Expression of circ_Satb1 is decreased in mesial temporal lobe epilepsy and regulates dendritic spine morphology


  • A. Gomes-Duarte
  • M.T. Venø
  • M. de Wit
  • K. Senthilkumar
  • M.H. Broekhoven
  • J. van den Herik
  • F.R. Heeres
  • D. van Rossum
  • M. Rybiczka-Tesulov
  • I. Legnini
  • P.C. van Rijen
  • P. van Eijsden
  • P.H. Gosselaar
  • N. Rajewsky
  • J. Kjems
  • V.R. Vangoor
  • R.J. Pasterkamp


  • Frontiers in Molecular Neuroscience


  • Front Mol Neurosci 15: 832133


  • Mesial temporal lobe epilepsy (mTLE) is a chronic disease characterized by recurrent seizures that originate in the temporal lobes of the brain. Anti-epileptic drugs (AEDs) are the standard treatment for managing seizures in mTLE patients, but are frequently ineffective. Resective surgery is an option for some patients, but does not guarantee a postoperative seizure-free period. Therefore, further insight is needed into the pathogenesis of mTLE to enable the design of new therapeutic strategies. Circular RNAs (circRNAs) have been identified as important regulators of neuronal function and have been implicated in epilepsy. However, the mechanisms through which circRNAs contribute to epileptogenesis remain unknown. Here, we determine the circRNA transcriptome of the hippocampus and cortex of mTLE patients by using RNA-seq. We report 333 differentially expressed (DE) circRNAs between healthy individuals and mTLE patients, of which 23 circRNAs displayed significant adjusted p-values following multiple testing correction. Interestingly, hippocampal expression of circ_Satb1, a circRNA derived from special AT-rich sequence binding protein 1 (SATB1), is decreased in both mTLE patients and in experimental epilepsy. Our work shows that circ_Satb1 displays dynamic patterns of neuronal expression in vitro and in vivo.
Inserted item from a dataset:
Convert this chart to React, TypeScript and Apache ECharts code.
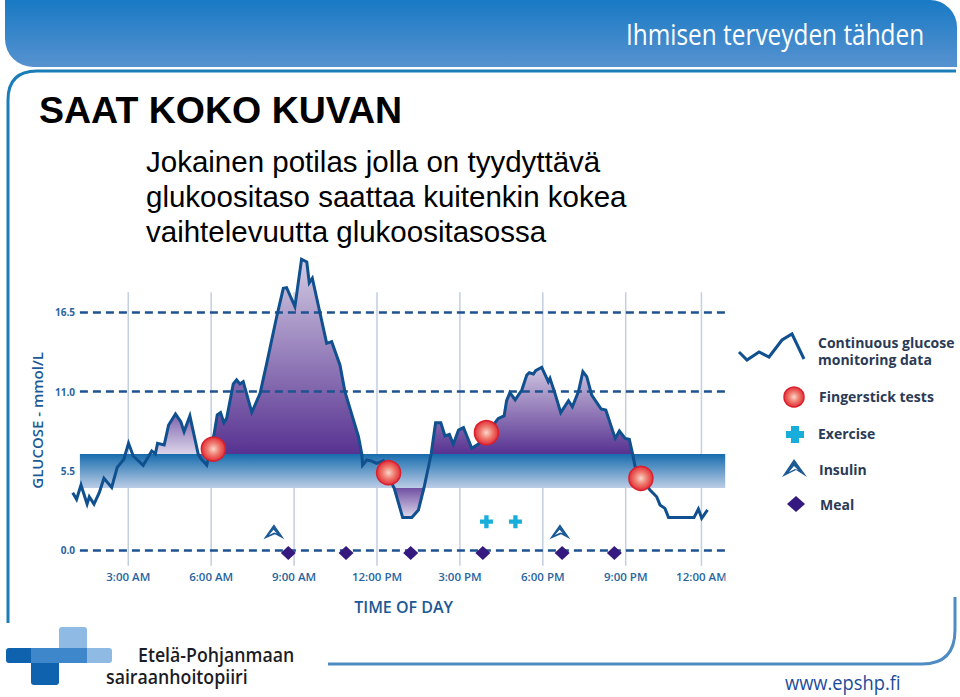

Further, circ_Satb1-specific knockdown using CRISPR/CasRx approaches in hippocampal cultures leads to defects in dendritic spine morphology, a cellular hallmark of mTLE. Overall, our results identify a novel epilepsy-associated circRNA with disease-specific expression and previously unidentified cellular effects that are relevant for epileptogenesis.